登山計画書の提出。自分の為、家族・友人の為、捜索してくれる人々の安全のため。必ず提出してください。
話が逸れましたが、この計画書の中でやはり、一番難しいのが個人情報のことでした。浮かれた山行の中、はじめましての異姓の方に個人情報を聞くのもためらわれ、例え聞いたとしても、その内容の信憑性は闇の中。グループ登山のリーダーをよくされる方には、賛同していただけるかと。
ガイド登山では、緊急連絡先を記入してもらうことは、当たり前の事ですが、全ては書いていただいた事を信じるしかありません。個人情報の管理・漏洩の事が色々問題になる以前は、こんな事なかったのでしょうが。

そこで、タグとしてそれぞれの個人情報・緊急連絡先を常に身に付けていてはどうか。と、なった次第です。実際に事が起きた時、登山計画書の提出先を探し内容を確認して連絡をするまでに、どれほどの時間を要するか、想像してみてください。一緒に山に行く仲間にタグを持っている事を伝えるだけで、緊急時に必要な連絡先や医療情報を瞬時に手に入れ、連携することができます。また、このタグを多くの人に認識してもらうことで、例え山以外の場所であっても、強い味方となれるよう、努力していく次第です。

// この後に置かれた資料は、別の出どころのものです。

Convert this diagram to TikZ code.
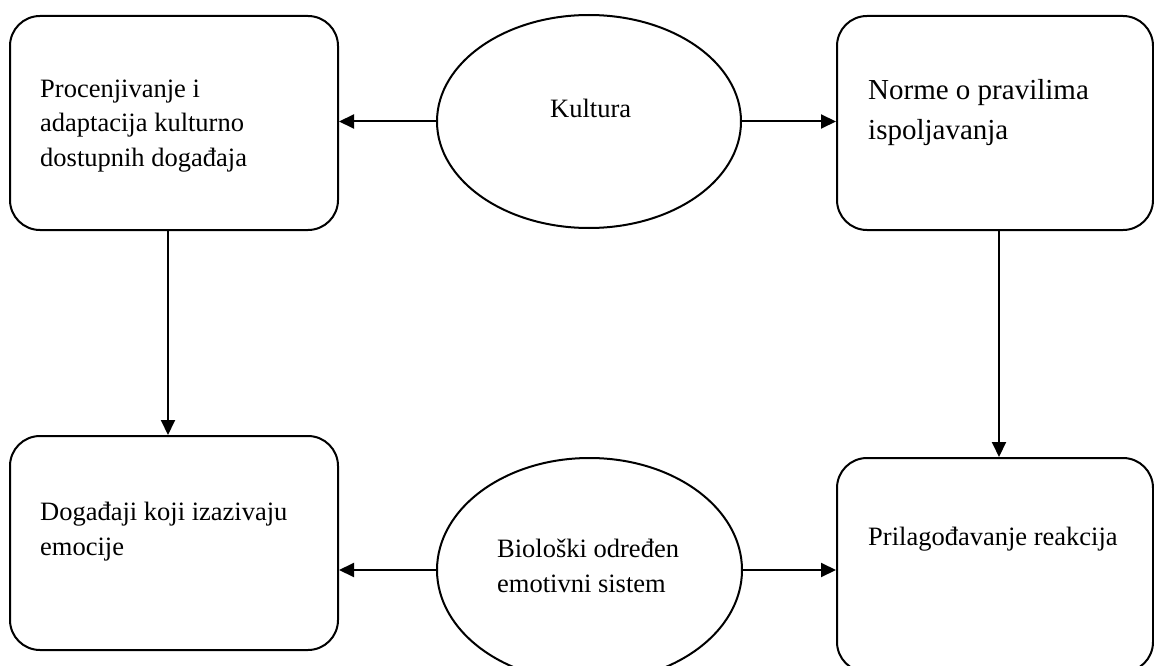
\documentclass[tikz,border=0pt]{standalone}
\usepackage{fontspec}
\setmainfont{Liberation Serif}
\usetikzlibrary{arrows.meta,shapes.geometric}
\tikzset{
  box/.style={draw, line width=2pt, rounded corners=30pt, minimum width=#1, minimum height=214pt, inner sep=0pt},
  oval/.style={draw, line width=2pt, ellipse, inner sep=0pt},
  arr/.style={line width=2pt, -{Triangle[length=15pt,width=14pt]}},
  txt/.style={anchor=base west, inner sep=0pt, align=left, font=\fontsize{26.5}{35}\selectfont},
  txtbig/.style={anchor=base west, inner sep=0pt, align=left, font=\fontsize{29}{40}\selectfont}
}
\begin{document}
\begin{tikzpicture}[x=1pt,y=-1pt]
\useasboundingbox (0,0) rectangle (1154,666);
\node[box=328pt] (TL) at (174,123) {};
\node[box=316pt] (TR) at (995,123) {};
\node[box=328pt] (BL) at (174,543) {};
\node[box=316pt] (BR) at (995,565) {};
\node[oval, minimum width=304pt, minimum height=213pt] (E1) at (589,121.5) {};
\node[oval, minimum width=305pt, minimum height=224pt] (E2) at (589.5,570) {};

% base anchor of a multi-line node = baseline of its last line
\node[txt] (tTL) at (40,167) {Procenjivanje i\\adaptacija kulturno\\dostupnih događaja};
\node[txt] (tE1) at (550,118) {Kultura};
\node[txtbig] (tTR) at (868,140) {Norme o pravilima\\ispoljavanja};
\node[txt] (tBL) at (40,555) {Događaji koji izazivaju\\emocije};
\node[txt] (tE2) at (497,592) {Biološki određen\\emotivni sistem};
\node[txt] (tBR) at (868,545) {Prilagođavanje reakcija};

\draw[arr] (E1.west) -- (E1.west -| TL.east);
\draw[arr] (E1.east) -- (E1.east -| TR.west);
\draw[arr] (E2.west) -- (E2.west -| BL.east);
\draw[arr] (E2.east) -- (E2.east -| BR.west);
\draw[arr] ([xshift=-6pt]TL.south) -- ([xshift=-6pt]BL.north);
\draw[arr] ([xshift=4pt]TR.south) -- ([xshift=4pt]BR.north);
\end{tikzpicture}
\end{document}
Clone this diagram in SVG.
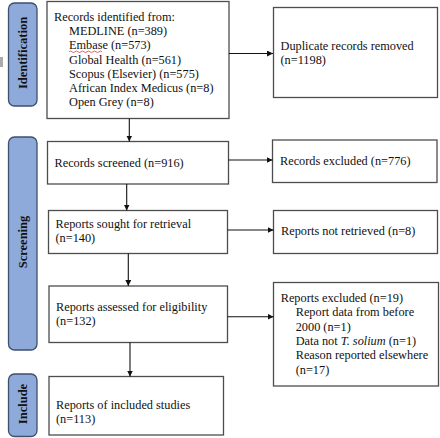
<svg xmlns="http://www.w3.org/2000/svg" width="440" height="438" viewBox="0 0 440 438">
<style>
.box{fill:#fff;stroke:#4d4d4d;stroke-width:1.3}
.pill{fill:#8eaadb;stroke:#3f4f6b;stroke-width:1.3}
.t{font-family:"Liberation Serif","Times New Roman",serif;font-size:12.3px;fill:#111}
.pl{font-family:"Liberation Serif","Times New Roman",serif;font-size:12.5px;font-weight:bold;fill:#111}
.c{stroke:#111;stroke-width:1.1;fill:none;marker-end:url(#ah)}
</style>
<defs>
<marker id="ah" viewBox="0 0 10 10" refX="10" refY="5" markerWidth="6" markerHeight="6" markerUnits="userSpaceOnUse" orient="auto">
<path d="M0,0 L10,5 L0,10 z" fill="#111"/>
</marker>
</defs>
<rect x="0" y="57" width="3" height="10" fill="#aaa"/>
<g id="phase-identification">
<rect class="pill" x="8.5" y="3" width="28.5" height="103" rx="6"/>
<text class="pl" transform="translate(27,53) rotate(-90)" text-anchor="middle">Identification</text>
</g>
<g id="phase-screening">
<rect class="pill" x="8.5" y="137" width="28.5" height="213" rx="6"/>
<text class="pl" transform="translate(27,242) rotate(-90)" text-anchor="middle">Screening</text>
</g>
<g id="phase-include">
<rect class="pill" x="8.5" y="374" width="28.5" height="62.5" rx="6"/>
<text class="pl" transform="translate(27,404) rotate(-90)" text-anchor="middle">Include</text>
</g>
<g id="records-identified">
<rect class="box" x="47" y="1.5" width="182" height="117"/>
<text class="t" x="54" y="20.5">Records identified from:</text>
<text class="t" x="69" y="35">MEDLINE (n=389)</text>
<text class="t" x="69" y="49.2">Embase (n=573)</text>
<path d="M69,51.8 q1.5,-1.5 3,0 t3,0 t3,0 t3,0 t3,0 t3,0 t3,0 t3,0 t3,0 t3,0 t3,0" fill="none" stroke="#e04040" stroke-width="0.8"/>
<text class="t" x="69" y="63.5">Global Health (n=561)</text>
<text class="t" x="69" y="77.8">Scopus (Elsevier) (n=575)</text>
<text class="t" x="69" y="92">African Index Medicus (n=8)</text>
<text class="t" x="69" y="106.3">Open Grey (n=8)</text>
</g>
<g id="duplicates-removed">
<rect class="box" x="273.5" y="7.5" width="164" height="90"/>
<text class="t" x="280.5" y="50">Duplicate records removed</text>
<text class="t" x="280.5" y="64">(n=1198)</text>
</g>
<g id="records-screened">
<rect class="box" x="47.5" y="141.5" width="181" height="42.5"/>
<text class="t" x="54.5" y="167.3">Records screened (n=916)</text>
</g>
<g id="records-excluded">
<rect class="box" x="272.5" y="140" width="164.5" height="42.5"/>
<text class="t" x="280" y="165">Records excluded (n=776)</text>
</g>
<g id="reports-sought">
<rect class="box" x="48.5" y="210.5" width="179" height="43"/>
<text class="t" x="55.5" y="228.3">Reports sought for retrieval</text>
<text class="t" x="55.5" y="241.9">(n=140)</text>
</g>
<g id="reports-not-retrieved">
<rect class="box" x="273.5" y="210.5" width="164" height="43"/>
<text class="t" x="281" y="235">Reports not retrieved (n=8)</text>
</g>
<g id="reports-assessed">
<rect class="box" x="49" y="286" width="178.5" height="56.5"/>
<text class="t" x="56" y="310.5">Reports assessed for eligibility</text>
<text class="t" x="56" y="324.5">(n=132)</text>
</g>
<g id="reports-excluded">
<rect class="box" x="273.5" y="282.5" width="165" height="103.5"/>
<text class="t" x="280.7" y="301.7">Reports excluded (n=19)</text>
<text class="t" x="295.7" y="316">Report data from before</text>
<text class="t" x="295.7" y="330.5">2000 (n=1)</text>
<text class="t" x="295.7" y="345">Data not <tspan font-style="italic">T. solium</tspan> (n=1)</text>
<text class="t" x="295.7" y="359.3">Reason reported elsewhere</text>
<text class="t" x="295.7" y="373.5">(n=17)</text>
</g>
<g id="included-studies">
<rect class="box" x="49" y="376.5" width="174.5" height="58.5"/>
<text class="t" x="56" y="409.2">Reports of included studies</text>
<text class="t" x="56" y="423">(n=113)</text>
</g>
<g id="connectors">
<path class="c" d="M229,53.5 H273"/>
<path class="c" d="M129.3,118.5 V141.5"/>
<path class="c" d="M228.5,160 H272.5"/>
<path class="c" d="M126.7,184 V210.5"/>
<path class="c" d="M227.5,230 H273.5"/>
<path class="c" d="M128.3,253.5 V286"/>
<path class="c" d="M227.5,316.7 H273.5"/>
<path class="c" d="M130,342.5 V376.5"/>
</g>
</svg>
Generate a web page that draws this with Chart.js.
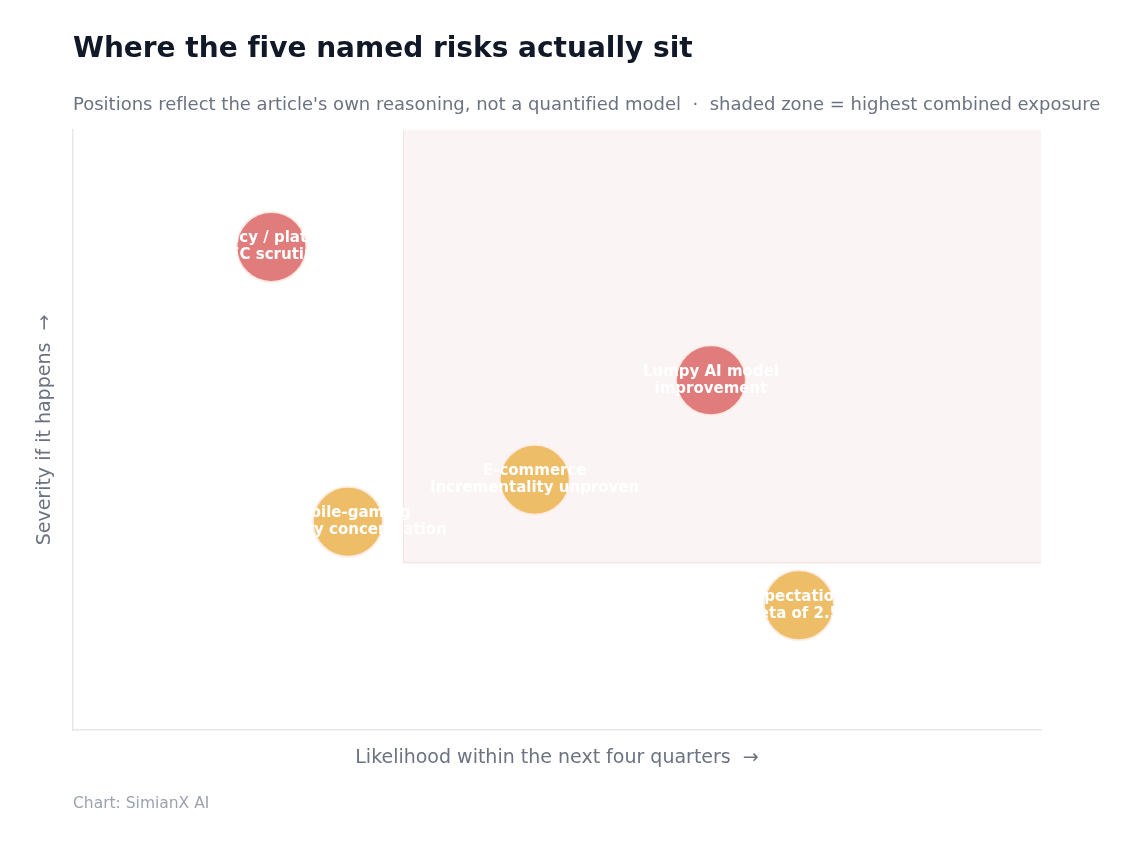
<!DOCTYPE html>
<html>
<head>
<meta charset="utf-8">
<script src="https://cdn.jsdelivr.net/npm/chart.js@4.4.1/dist/chart.umd.min.js"></script>
<style>
  html, body { margin: 0; padding: 0; background: #ffffff; }
  body { width: 1138px; height: 848px; position: relative; overflow: hidden; font-family: "DejaVu Sans", sans-serif; font-variant-ligatures: none; font-feature-settings: "liga" 0; }
  #title { position: absolute; left: 73px; top: 31px; font-size: 28px; font-weight: bold; color: #111827; white-space: nowrap; }
  #subtitle { position: absolute; left: 73px; top: 93px; font-size: 18px; color: #6b7280; white-space: nowrap; }
  #footer { position: absolute; left: 73px; top: 794px; font-size: 15.5px; color: #9ca3af; white-space: nowrap; }
  #wrap { position: absolute; left: 0; top: 0; width: 1138px; height: 848px; }
</style>
</head>
<body>
<div id="wrap"><canvas id="c" width="1138" height="848"></canvas></div>
<div id="title">Where the five named risks actually sit</div>
<div id="subtitle">Positions reflect the article's own reasoning, not a quantified model &nbsp;·&nbsp; shaded zone = highest combined exposure</div>
<div id="footer">Chart: SimianX AI</div>
<script>
// ---- data ----
const riskLine1 = ["Privacy / platform", "Mobile-gaming", "E-commerce", "Lumpy AI model", "Expectations"];
const riskLine2 = ["SEC scrutiny", "category concentration", "incrementality unproven", "improvement", "beta of 2.5x"];
const likelihood = [20.5, 28.4, 47.7, 65.9, 75.0];
const severity = [80.5, 34.7, 41.7, 58.3, 20.8];
const riskLevel = ["high", "medium", "medium", "high", "medium"];
const zoneX = [34.1, 100];
const zoneY = [27.8, 100];
const axisRange = [0, 100];
const xTitle = "Likelihood within the next four quarters  \u2192";
const yTitle = "Severity if it happens  \u2192";

// ---- styles ----
const levelColor = { high: "rgba(224,124,124,1)", medium: "rgba(238,189,104,1)" };

const points = likelihood.map((x, i) => ({ x: x, y: severity[i] }));

const zonePlugin = {
  id: "zone",
  beforeDatasetsDraw(chart) {
    const { ctx, scales: { x, y } } = chart;
    const x0 = x.getPixelForValue(zoneX[0]), x1 = x.getPixelForValue(zoneX[1]);
    const y0 = y.getPixelForValue(zoneY[1]), y1 = y.getPixelForValue(zoneY[0]);
    ctx.save();
    ctx.fillStyle = "#faf4f4";
    ctx.fillRect(x0, y0, x1 - x0, y1 - y0);
    ctx.strokeStyle = "#f6e4e4";
    ctx.lineWidth = 1.2;
    ctx.beginPath();
    ctx.moveTo(x0 + 0.5, y0);
    ctx.lineTo(x0 + 0.5, y1 - 0.5);
    ctx.lineTo(x1, y1 - 0.5);
    ctx.stroke();
    ctx.restore();
  }
};

const labelPlugin = {
  id: "bubbleLabels",
  afterDatasetsDraw(chart) {
    const { ctx } = chart;
    const meta = chart.getDatasetMeta(0);
    ctx.save();
    ctx.font = "bold 15px 'DejaVu Sans'";
    ctx.fillStyle = "#ffffff";
    ctx.textAlign = "center";
    ctx.textBaseline = "middle";
    meta.data.forEach((el, i) => {
      ctx.fillText(riskLine1[i], el.x, el.y - 8.5);
      ctx.fillText(riskLine2[i], el.x, el.y + 8.5);
    });
    ctx.restore();
  }
};

Chart.defaults.font.family = "'DejaVu Sans', sans-serif";

new Chart(document.getElementById("c"), {
  type: "bubble",
  data: {
    datasets: [{
      data: points,
      radius: 35,
      backgroundColor: riskLevel.map(l => levelColor[l]),
      borderColor: "rgba(255,238,232,0.9)",
      borderWidth: 2,
      hoverRadius: 0
    }]
  },
  options: {
    responsive: false,
    animation: false,
    events: [],
    layout: { padding: { left: 0, right: 97, top: 130, bottom: 78 } },
    plugins: { legend: { display: false }, tooltip: { enabled: false } },
    scales: {
      x: {
        type: "linear", min: axisRange[0], max: axisRange[1],
        grid: { display: false },
        border: { display: true, color: "#e5e7eb", width: 1.5 },
        ticks: { display: false },
        title: { display: true, text: xTitle, color: "#6b7280", font: { size: 19 }, padding: { top: 0, bottom: 0.6 } },
        afterFit(s) { s.height = 40; }
      },
      y: {
        type: "linear", min: axisRange[0], max: axisRange[1],
        grid: { display: false },
        border: { display: true, color: "#e5e7eb", width: 1.5 },
        ticks: { display: false },
        title: { display: true, text: yTitle, color: "#6b7280", font: { size: 19 }, padding: { top: 33.6, bottom: 0 } },
        afterFit(s) { s.width = 73; }
      }
    }
  },
  plugins: [zonePlugin, labelPlugin]
});
</script>
</body>
</html>
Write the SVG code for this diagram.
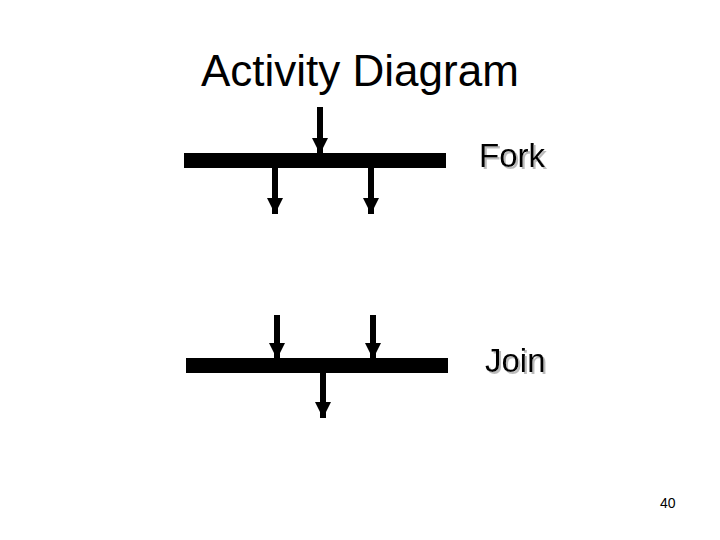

しつこいようですが、例えタグを持たれていても、登山計画書の提出は、必ず行ってください。登山計画書の意味と現場での緊急時のタグの役割をご理解いただけたら幸いです。

今後、(公)日本山岳ガイド協会認定ガイド、そして多くの山の情報サイトの協力を仰ぎ、この山人タグのサイトから多くの情報へのアクセスしやすい環境を作り、より正確に安全な登山を笑顔で楽しんでいただけるように邁進してまいりますので、よろしくお願いいたします。